The draft bill on limited liability partnerships seems unlikely to make it to first reading in this parliamentary session, and this will be very disappointing for a number of firms.
But, as it stands, the draft bill shows a lack of understanding of regulated professions. Indeed, the bill’s draftsmen seem to think that regulation alone will satisfy creditors. This is woolly and shows a fundamental misunderstanding of the issue.
Accountants are only regulated in respect to auditing, financial services and insolvency. So is it correct to assume the professions should only have limited liability in respect of the regulated parts of their work?
On the other hand, if professions are allowed to bring unregulated activities into the limited liability partnership, then the issue of restricting entry to this ‘club’ to those who are regulated becomes a nonsense.
The next level of misunderstanding involves monitoring of a profession’s enforcement and compliance with its rules. Very few professions have the resources to undertake this activity. Indeed, in accountancy, even the JMU is limited in its remit to the aspects of a firm’s business which have an impact on auditing and not taxation and other services. So what is the logic here? What does regulation achieve?
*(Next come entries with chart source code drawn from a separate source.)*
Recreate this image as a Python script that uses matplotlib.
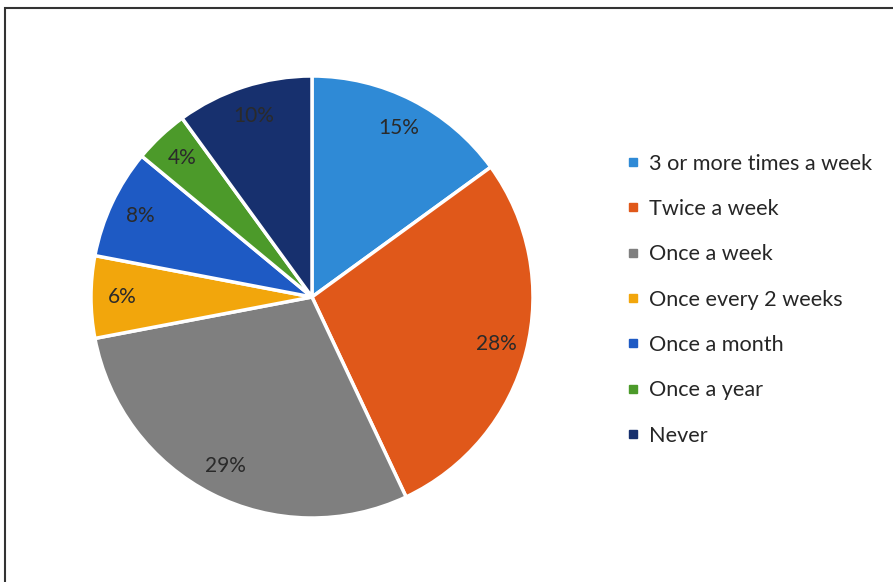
import matplotlib.pyplot as plt
from matplotlib.lines import Line2D
from matplotlib.patches import Rectangle

# Données du graphique
categories = ["3 or more times a week", "Twice a week", "Once a week",
              "Once every 2 weeks", "Once a month", "Once a year", "Never"]
values = [15, 28, 29, 6, 8, 4, 10]
colors = ["#2F8AD6", "#E0581A", "#7F7F7F", "#F2A60C", "#1E5AC4", "#4C9A2A", "#17306E"]

plt.rcParams['font.family'] = ['Lato', 'DejaVu Sans']

W, H = 893, 582
fig = plt.figure(figsize=(W / 100, H / 100), dpi=100)

# Cadre autour du graphique (scan)
fig.patches.append(Rectangle((5 / W, -0.1), 1.2, 1 - 8 / H + 0.1, transform=fig.transFigure,
                             fill=False, edgecolor="#333333", linewidth=1.5))

# Camembert
cx, cy, r = 312, 297, 221
ax = fig.add_axes([(cx - r) / W, (H - cy - r) / H, 2 * r / W, 2 * r / H])
wedges, texts, autotexts = ax.pie(values, colors=colors, startangle=90, counterclock=False,
                                  autopct=lambda p: f"{p:.0f}%", pctdistance=0.86,
                                  wedgeprops=dict(edgecolor="white", linewidth=2.5),
                                  textprops=dict(fontsize=15, color="#2a2a2a"))
ax.set_xlim(-1, 1)
ax.set_ylim(-1, 1)
ax.axis('off')

# Légende
handles = [Line2D([0], [0], marker='s', linestyle='', markersize=6,
                  markerfacecolor=c, markeredgecolor=c) for c in colors]
leg = fig.legend(handles, categories, loc='upper left',
                 bbox_to_anchor=(618 / W, 1 - 145 / H), frameon=False, borderaxespad=0,
                 fontsize=15.6, labelspacing=1.17, handlelength=0.6, handletextpad=0.45)
for t in leg.get_texts():
    t.set_color("#262626")

plt.savefig("out.png", dpi=100, facecolor="white")
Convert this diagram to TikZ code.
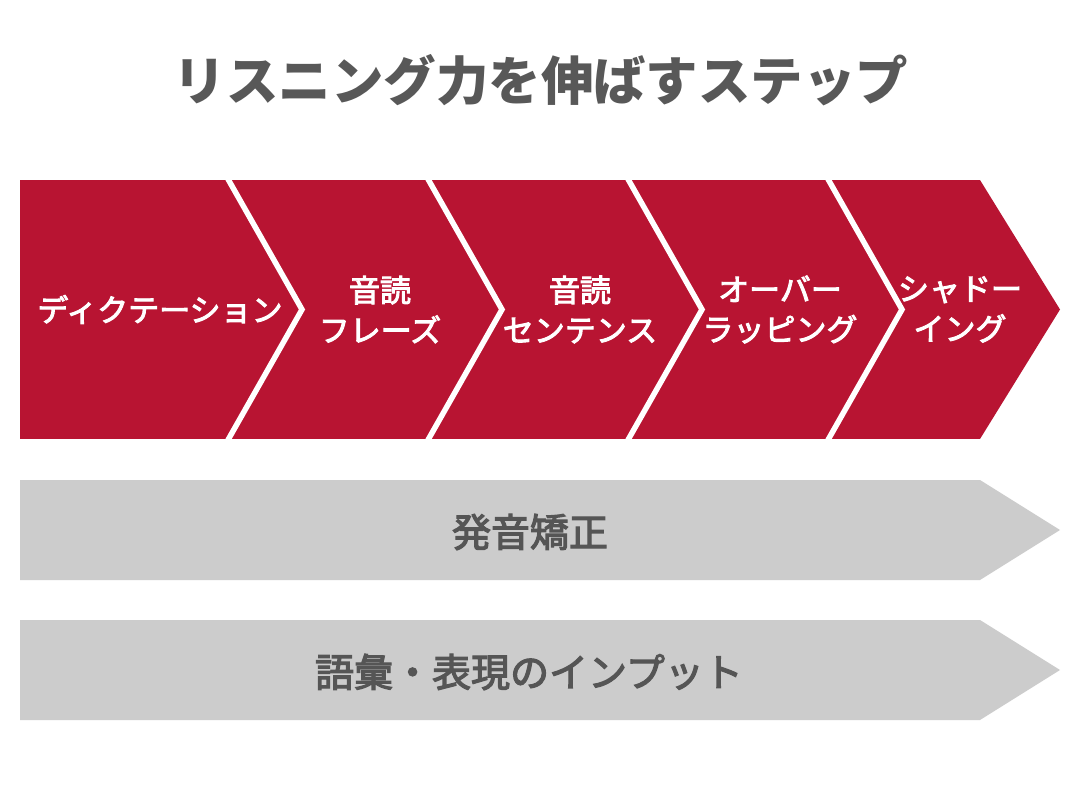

Moreover, how can the JMU’s work give any assurance to creditors about the financial well-being of a firm? This applies as much to non-client, third-party creditors such as banks as it does to, say, audit clients who want to know that their auditors can foot any legal bill following action brought against them. To say that a profession is more suitable for LLP status because it is regulated is to misunderstand the nature of the exposure of non-client, third-party creditors.
There is no logic in restricting LLP status to regulated areas of work: there is Big Five expediency at work here. Also, the status of practices already incorporated will become anomalous if this bill does eventually go through.
The draftsmen need to step back and start all over again, with a rational examination of the nature of liability and the potential business risk.
Witold Sawin is a partner at chartered accountants Cooper Lancaster Brewers.